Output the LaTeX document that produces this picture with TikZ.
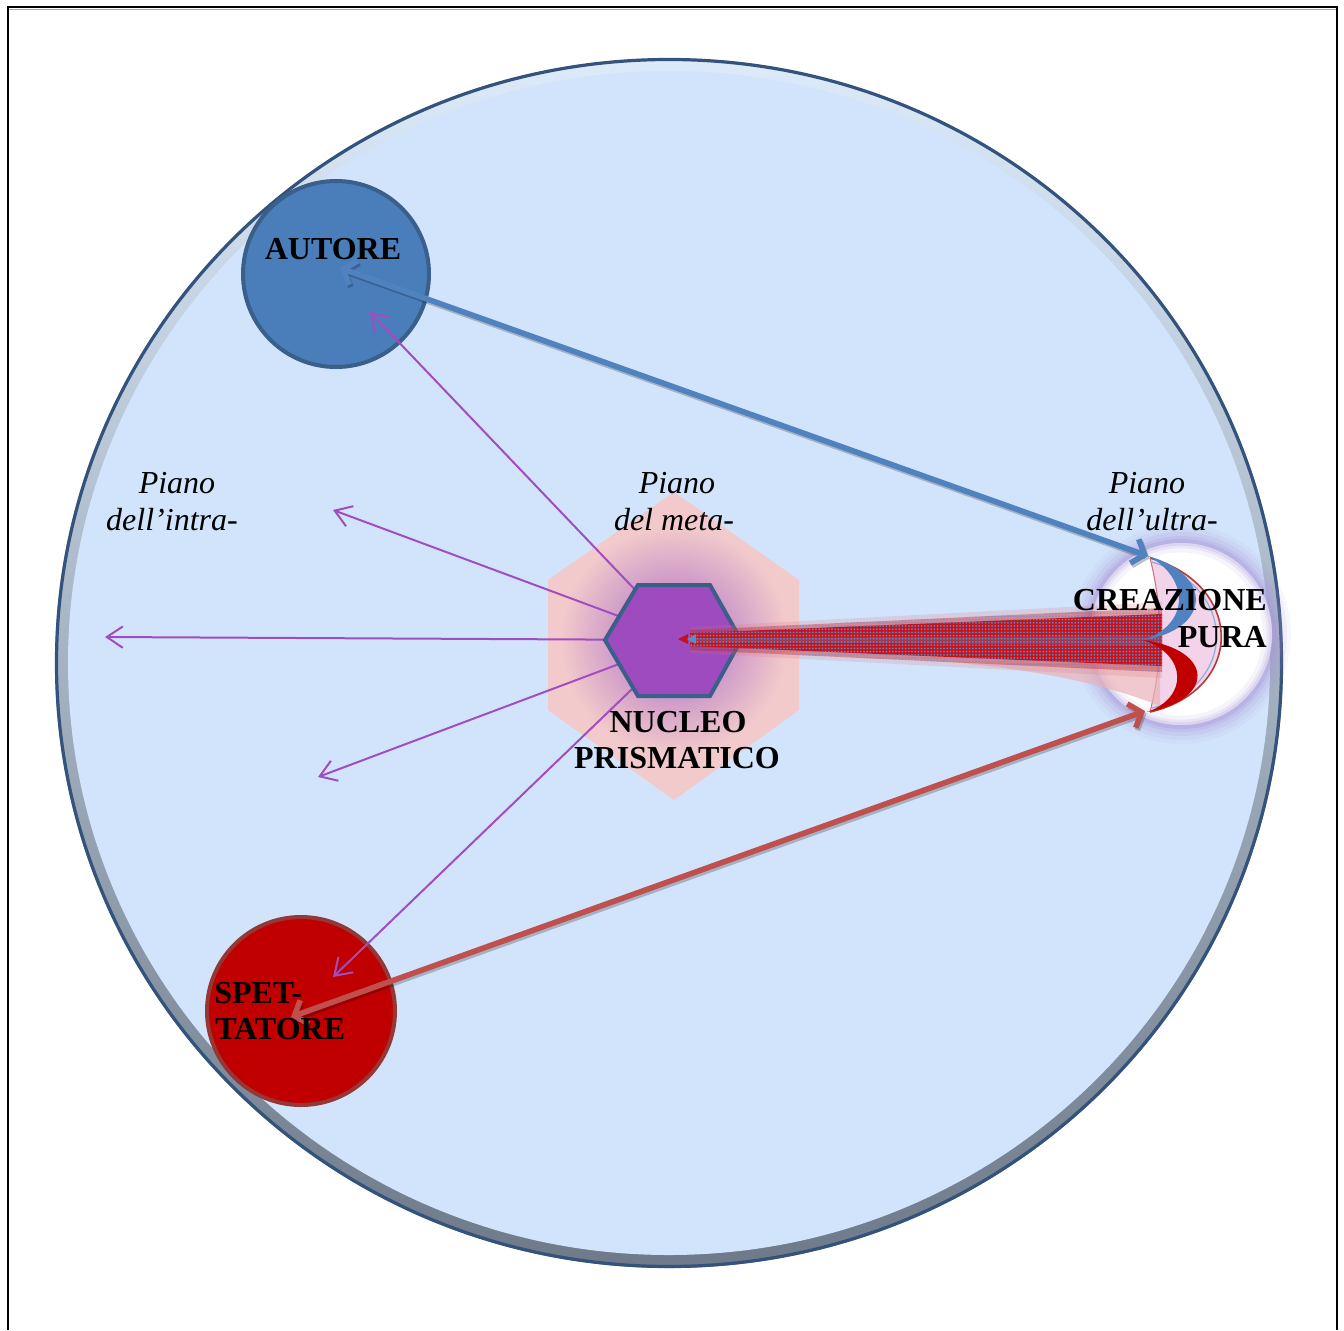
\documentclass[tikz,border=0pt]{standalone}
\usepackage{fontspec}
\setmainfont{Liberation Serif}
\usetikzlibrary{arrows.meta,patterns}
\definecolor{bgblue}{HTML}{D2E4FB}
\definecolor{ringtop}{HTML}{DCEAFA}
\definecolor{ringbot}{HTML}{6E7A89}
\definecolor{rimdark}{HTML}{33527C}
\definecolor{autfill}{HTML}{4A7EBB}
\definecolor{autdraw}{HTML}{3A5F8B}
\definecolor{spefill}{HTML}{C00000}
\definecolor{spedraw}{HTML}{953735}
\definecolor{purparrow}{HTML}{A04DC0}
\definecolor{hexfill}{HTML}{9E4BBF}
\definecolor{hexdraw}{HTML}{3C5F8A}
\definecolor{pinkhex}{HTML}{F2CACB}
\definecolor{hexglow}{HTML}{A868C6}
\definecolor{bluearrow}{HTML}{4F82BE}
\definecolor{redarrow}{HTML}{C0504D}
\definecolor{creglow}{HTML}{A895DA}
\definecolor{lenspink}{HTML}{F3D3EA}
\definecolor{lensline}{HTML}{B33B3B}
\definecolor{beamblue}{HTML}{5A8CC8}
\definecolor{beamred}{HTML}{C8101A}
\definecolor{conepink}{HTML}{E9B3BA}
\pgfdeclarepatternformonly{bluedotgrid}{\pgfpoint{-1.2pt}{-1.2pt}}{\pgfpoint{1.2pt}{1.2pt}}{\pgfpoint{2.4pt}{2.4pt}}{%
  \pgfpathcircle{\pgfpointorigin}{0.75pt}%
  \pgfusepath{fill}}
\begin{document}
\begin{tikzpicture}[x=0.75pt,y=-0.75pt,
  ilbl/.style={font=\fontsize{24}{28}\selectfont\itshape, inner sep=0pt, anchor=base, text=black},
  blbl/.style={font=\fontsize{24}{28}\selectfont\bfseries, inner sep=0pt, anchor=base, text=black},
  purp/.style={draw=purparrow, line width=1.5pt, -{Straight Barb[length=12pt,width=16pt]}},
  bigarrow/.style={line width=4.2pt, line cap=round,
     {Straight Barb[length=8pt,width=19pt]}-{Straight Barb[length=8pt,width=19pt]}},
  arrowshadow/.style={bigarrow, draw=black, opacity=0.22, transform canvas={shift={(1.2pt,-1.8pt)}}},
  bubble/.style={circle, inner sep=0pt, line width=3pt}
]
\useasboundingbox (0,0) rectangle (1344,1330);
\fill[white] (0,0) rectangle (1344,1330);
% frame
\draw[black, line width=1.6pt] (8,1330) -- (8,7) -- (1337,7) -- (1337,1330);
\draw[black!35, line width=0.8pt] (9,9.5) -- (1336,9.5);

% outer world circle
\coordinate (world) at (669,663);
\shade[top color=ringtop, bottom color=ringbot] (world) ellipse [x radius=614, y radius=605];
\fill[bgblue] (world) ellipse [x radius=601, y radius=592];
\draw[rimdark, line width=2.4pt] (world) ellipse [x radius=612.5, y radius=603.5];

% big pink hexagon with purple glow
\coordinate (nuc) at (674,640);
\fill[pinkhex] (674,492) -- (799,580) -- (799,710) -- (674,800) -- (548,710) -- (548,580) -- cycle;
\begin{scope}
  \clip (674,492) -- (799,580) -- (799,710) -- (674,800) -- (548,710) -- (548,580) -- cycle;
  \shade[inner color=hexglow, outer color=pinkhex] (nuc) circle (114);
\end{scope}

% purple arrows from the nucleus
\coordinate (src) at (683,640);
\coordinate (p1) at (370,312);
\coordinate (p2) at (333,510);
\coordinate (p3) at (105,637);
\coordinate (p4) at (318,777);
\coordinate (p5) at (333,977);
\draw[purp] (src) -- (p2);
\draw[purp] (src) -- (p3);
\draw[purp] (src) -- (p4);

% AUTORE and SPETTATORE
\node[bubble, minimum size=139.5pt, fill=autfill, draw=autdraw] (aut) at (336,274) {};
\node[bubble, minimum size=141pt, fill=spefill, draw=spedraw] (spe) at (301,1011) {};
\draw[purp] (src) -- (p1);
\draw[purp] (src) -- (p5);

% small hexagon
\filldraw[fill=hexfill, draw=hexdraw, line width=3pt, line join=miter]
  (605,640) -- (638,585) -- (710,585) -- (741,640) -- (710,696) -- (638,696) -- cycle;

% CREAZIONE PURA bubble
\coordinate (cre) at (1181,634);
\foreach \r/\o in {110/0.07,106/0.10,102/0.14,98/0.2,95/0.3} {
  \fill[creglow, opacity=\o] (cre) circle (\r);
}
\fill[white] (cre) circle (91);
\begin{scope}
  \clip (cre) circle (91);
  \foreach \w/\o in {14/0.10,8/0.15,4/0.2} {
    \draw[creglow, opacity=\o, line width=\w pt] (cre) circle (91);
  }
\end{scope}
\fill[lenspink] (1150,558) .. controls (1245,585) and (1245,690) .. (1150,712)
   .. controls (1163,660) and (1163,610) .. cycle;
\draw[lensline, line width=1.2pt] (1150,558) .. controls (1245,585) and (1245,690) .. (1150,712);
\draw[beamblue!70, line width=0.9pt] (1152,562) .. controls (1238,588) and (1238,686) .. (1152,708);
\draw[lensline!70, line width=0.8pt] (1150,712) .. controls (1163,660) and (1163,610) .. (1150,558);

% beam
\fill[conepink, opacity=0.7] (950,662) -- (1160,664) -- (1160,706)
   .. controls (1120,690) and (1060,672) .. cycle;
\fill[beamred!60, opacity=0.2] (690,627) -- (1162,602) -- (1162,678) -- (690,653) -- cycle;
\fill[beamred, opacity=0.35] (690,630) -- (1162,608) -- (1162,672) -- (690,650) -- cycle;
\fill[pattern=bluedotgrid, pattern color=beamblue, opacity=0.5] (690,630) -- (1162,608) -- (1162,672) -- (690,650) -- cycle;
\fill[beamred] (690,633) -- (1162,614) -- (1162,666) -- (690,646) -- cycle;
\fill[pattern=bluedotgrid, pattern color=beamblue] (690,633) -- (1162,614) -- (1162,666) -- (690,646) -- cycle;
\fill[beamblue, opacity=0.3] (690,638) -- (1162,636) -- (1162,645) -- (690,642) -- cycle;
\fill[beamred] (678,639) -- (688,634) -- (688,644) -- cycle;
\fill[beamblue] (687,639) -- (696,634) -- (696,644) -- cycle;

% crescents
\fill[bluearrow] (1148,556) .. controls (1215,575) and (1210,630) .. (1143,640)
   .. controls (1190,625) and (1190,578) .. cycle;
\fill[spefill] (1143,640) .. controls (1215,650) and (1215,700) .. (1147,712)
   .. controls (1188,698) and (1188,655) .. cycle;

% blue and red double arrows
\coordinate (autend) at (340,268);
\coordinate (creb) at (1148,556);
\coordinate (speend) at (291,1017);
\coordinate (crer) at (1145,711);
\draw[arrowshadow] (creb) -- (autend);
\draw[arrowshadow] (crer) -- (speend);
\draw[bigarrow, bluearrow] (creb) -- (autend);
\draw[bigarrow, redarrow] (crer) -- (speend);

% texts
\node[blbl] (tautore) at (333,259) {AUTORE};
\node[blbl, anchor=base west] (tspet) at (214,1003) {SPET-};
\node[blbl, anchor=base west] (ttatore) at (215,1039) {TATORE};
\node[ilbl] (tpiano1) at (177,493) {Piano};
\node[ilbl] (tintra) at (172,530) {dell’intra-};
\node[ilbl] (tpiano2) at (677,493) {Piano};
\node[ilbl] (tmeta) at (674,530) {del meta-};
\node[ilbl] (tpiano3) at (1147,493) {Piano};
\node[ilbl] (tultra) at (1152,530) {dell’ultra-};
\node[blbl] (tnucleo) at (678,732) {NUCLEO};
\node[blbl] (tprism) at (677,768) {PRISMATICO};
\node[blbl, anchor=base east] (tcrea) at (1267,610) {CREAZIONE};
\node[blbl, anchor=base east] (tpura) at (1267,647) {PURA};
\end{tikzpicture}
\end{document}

+++++

_Task:_
Report all lines of the material that contain the word "with".

_Task response:_
Output the LaTeX document that produces this picture with TikZ.
% big pink hexagon with purple glow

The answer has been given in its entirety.